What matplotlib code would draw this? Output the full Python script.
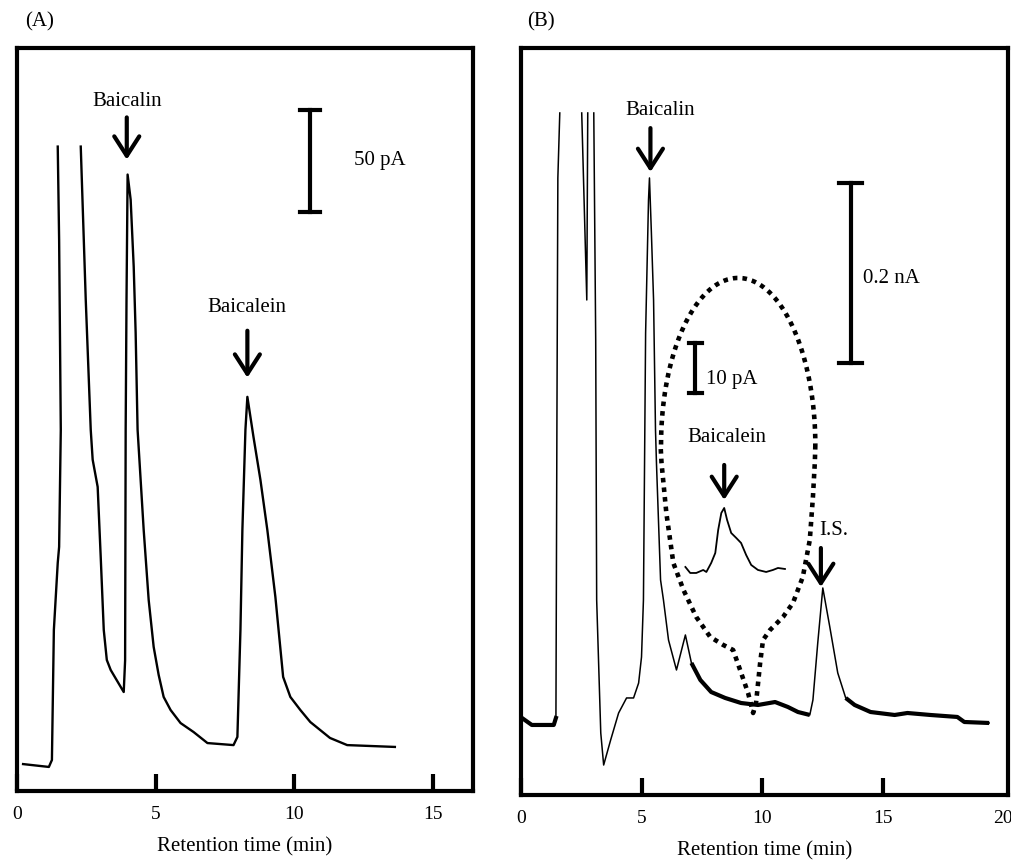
import numpy as np
import matplotlib.pyplot as plt

plt.rcParams['font.family'] = ['Liberation Serif', 'DejaVu Serif']

# ---- Panel A: cromatograma del estandar (tiempo en min, senal en pA) ----
ta_1 = [0.22, 1.15, 1.26, 1.33, 1.47, 1.52, 1.58, 1.52, 1.47]
ya_1 = [13.2, 11.8, 15.2, 78.9, 111.8, 119.6, 177.0, 270.0, 315.7]
ta_2 = [2.30, 2.48, 2.66, 2.73, 2.91, 3.02, 3.13, 3.24, 3.38, 3.85, 3.90, 3.92, 3.95, 3.99,
        4.10, 4.21, 4.28, 4.35, 4.57, 4.75, 4.93, 5.11, 5.29, 5.54, 5.90, 6.37, 6.87, 7.81,
        7.95, 8.06, 8.13, 8.24, 8.31, 8.53, 8.78, 9.03, 9.32, 9.60, 9.86, 10.22, 10.58,
        11.29, 11.91, 13.63]
ya_2 = [315.7, 240.7, 177.0, 162.3, 149.0, 114.7, 78.9, 64.2, 59.3, 48.5, 64.0, 177.0, 240.0, 302.0,
        289.7, 256.9, 224.5, 177.0, 127.9, 93.6, 70.6, 56.9, 46.1, 39.7, 33.3, 28.9, 23.5, 22.5,
        26.5, 78.9, 127.9, 177.0, 193.1, 173.5, 152.5, 127.9, 95.1, 55.9, 46.1, 39.7, 33.8,
        26.0, 22.5, 21.6]

# ---- Panel B: muestra de plasma ----
tb_1 = [0.04, 0.45, 1.36, 1.45, 1.49, 1.53, 1.61]
yb_1 = [85.6, 77.8, 77.8, 85.6, 405.6, 685.6, 757.8]
tb_2 = [2.52, 2.73, 2.77]
yb_2 = [757.8, 550.0, 757.8]
tb_3 = [3.02, 3.10, 3.14, 3.31, 3.43, 3.72, 4.05, 4.38, 4.67, 4.88, 5.00, 5.08, 5.17, 5.29,
        5.33, 5.41, 5.50, 5.58, 5.62, 5.79, 5.91, 6.12, 6.45, 6.82, 7.07, 7.44, 7.89, 8.47,
        9.13, 9.83, 10.54, 11.07, 11.49, 11.98, 12.11, 12.31, 12.52, 12.81, 13.14, 13.47,
        13.84, 14.50, 15.50, 16.03, 16.98, 18.10, 18.39, 19.42]
yb_3 = [757.8, 505.6, 216.7, 68.9, 33.3, 61.1, 91.1, 107.8, 107.8, 124.4, 153.3, 216.7, 513.3, 661.1,
        685.6, 624.4, 550.0, 405.6, 368.9, 238.9, 216.7, 172.2, 138.9, 177.8, 146.7, 127.8, 114.4, 107.8,
        102.2, 100.0, 103.3, 97.8, 92.2, 88.9, 105.6, 168.9, 230.0, 186.7, 135.6, 107.8,
        100.0, 92.2, 88.9, 91.1, 88.9, 86.7, 81.1, 80.0]

# ampliacion de baicaleina (pA, escala del recuadro)
t_zoom = [6.82, 7.02, 7.27, 7.56, 7.69, 7.89, 8.06, 8.18, 8.31, 8.43, 8.55, 8.72, 8.93,
          9.13, 9.34, 9.55, 9.83, 10.17, 10.45, 10.66, 10.95]
y_zoom = [0.8, -0.4, -0.4, 0.2, -0.2, 1.6, 3.6, 8.2, 11.6, 12.6, 10.2, 7.6, 6.6,
          5.6, 3.2, 1.2, 0.2, -0.2, 0.2, 0.6, 0.4]
zoom_offset = 248.9
zoom_factor = 5.556   # 10 pA del recuadro equivalen a 55.6 pA del eje

# contorno punteado (parte inferior)
lazo_t = [5.83, 6.03, 6.32, 6.74, 7.27, 7.85, 8.39, 8.80, 9.09, 9.42, 9.63, 9.75, 9.92,
          10.04, 10.33, 10.87, 11.28, 11.69, 11.98, 12.11, 12.19, 12.21]
lazo_y = [368.9, 313.3, 257.8, 227.8, 197.8, 175.6, 166.7, 161.1, 138.9, 113.3, 91.1, 102.2, 146.7,
          172.2, 183.3, 197.8, 213.3, 242.2, 283.3, 331.1, 370.0, 388.9]

fig = plt.figure(figsize=(10.11, 8.6), dpi=100)
axA = fig.add_axes([0.0168, 0.0802, 0.4511, 0.864])
axB = fig.add_axes([0.5153, 0.0756, 0.4817, 0.8686])

for ax in (axA, axB):
    for s in ax.spines.values():
        s.set_linewidth(3)
    ax.set_yticks([])
    ax.tick_params(axis='x', direction='in', length=12, width=3, pad=11, labelsize=14)
    ax.set_xlabel('Retention time (min)', fontsize=15, labelpad=10)

flecha = dict(arrowstyle='->,head_length=0.7,head_width=0.45', lw=3, color='black',
              mutation_scale=20, shrinkA=0, shrinkB=0)

# Panel A
axA.plot(ta_1, ya_1, color='black', lw=1.7)
axA.plot(ta_2, ya_2, color='black', lw=1.7)
axA.set_xlim(0, 16.45)
axA.set_ylim(0, 364)
axA.set_xticks([0, 5, 10, 15])
axA.text(3.96, 337.7, 'Baicalin', ha='center', va='center', fontsize=15)
axA.annotate('', xy=(3.96, 309.3), xytext=(3.96, 330), arrowprops=flecha)
axA.text(8.31, 236.8, 'Baicalein', ha='center', va='center', fontsize=15)
axA.annotate('', xy=(8.31, 202.5), xytext=(8.31, 225.5), arrowprops=flecha)
axA.plot([10.58, 10.58], [283.8, 333.8], color='black', lw=3)
axA.plot([10.22, 10.94], [333.8, 333.8], color='black', lw=3)
axA.plot([10.22, 10.94], [283.8, 283.8], color='black', lw=3)
axA.text(12.16, 308.8, '50 pA', ha='left', va='center', fontsize=15)

# Panel B
for t, y in [(tb_1, yb_1), (tb_2, yb_2), (tb_3, yb_3)]:
    axB.plot(t, y, color='black', lw=1.1)
# linea base gruesa (ruido del registro)
t3 = np.array(tb_3)
y3 = np.array(yb_3, dtype=float)
y3_base = np.where((t3 >= 6.9) & ~((t3 > 12.0) & (t3 < 13.4)), y3, np.nan)
axB.plot(t3, y3_base, color='black', lw=3, solid_capstyle='butt')
axB.plot(tb_1[:4], yb_1[:4], color='black', lw=3)

y_zoom_eje = zoom_offset + np.array(y_zoom) * zoom_factor
axB.plot(t_zoom, y_zoom_eje, color='black', lw=1.3)

ang = np.linspace(np.pi, 0, 80)
arco_t = 9.01 + 3.20 * np.cos(ang)
arco_y = 388.9 + 185.6 * np.sin(ang)
contorno_t = np.concatenate([lazo_t[::-1], [5.79], arco_t])
contorno_y = np.concatenate([lazo_y[::-1], [388.9], arco_y])
axB.plot(contorno_t, contorno_y, color='black', lw=3.3,
         linestyle=(0, (1.0, 1.1)), dash_capstyle='butt')

axB.set_xlim(0, 20.2)
axB.set_ylim(0, 830)
axB.set_xticks([0, 5, 10, 15, 20])
axB.xaxis.get_major_ticks()[-1].tick1line.set_visible(False)

axB.text(5.79, 761, 'Baicalin', ha='center', va='center', fontsize=15)
axB.annotate('', xy=(5.37, 692.2), xytext=(5.37, 741), arrowprops=flecha)
axB.text(8.55, 396.7, 'Baicalein', ha='center', va='center', fontsize=15)
axB.annotate('', xy=(8.43, 327.8), xytext=(8.43, 366.7), arrowprops=flecha)
axB.text(12.98, 294.4, 'I.S.', ha='center', va='center', fontsize=15)
axB.annotate('', xy=(12.44, 231.1), xytext=(12.44, 274.4), arrowprops=flecha)

axB.plot([13.68, 13.68], [480, 680], color='black', lw=3)
axB.plot([13.2, 14.15], [680, 680], color='black', lw=3)
axB.plot([13.2, 14.15], [480, 480], color='black', lw=3)
axB.text(14.17, 574.4, '0.2 nA', ha='left', va='center', fontsize=15)

axB.plot([7.23, 7.23], [446.7, 502.2], color='black', lw=3)
axB.plot([6.96, 7.50], [502.2, 502.2], color='black', lw=3)
axB.plot([6.96, 7.50], [446.7, 446.7], color='black', lw=3)
axB.text(7.69, 461.1, '10 pA', ha='left', va='center', fontsize=15)

fig.text(25 / 1011, 1 - 22 / 860, '(A)', ha='left', va='center', fontsize=15)
fig.text(527 / 1011, 1 - 22 / 860, '(B)', ha='left', va='center', fontsize=15)

fig.savefig('out.png', dpi=100)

------------------------------------------------------------------------

▸ Job
Up to and including the line with "plt.rcParams['font.family'] = ['Liberation", copy the data above from its first line. Skip pictures.

▸ Full solution
What matplotlib code would draw this? Output the full Python script.
import numpy as np
import matplotlib.pyplot as plt

plt.rcParams['font.family'] = ['Liberation Serif', 'DejaVu Serif']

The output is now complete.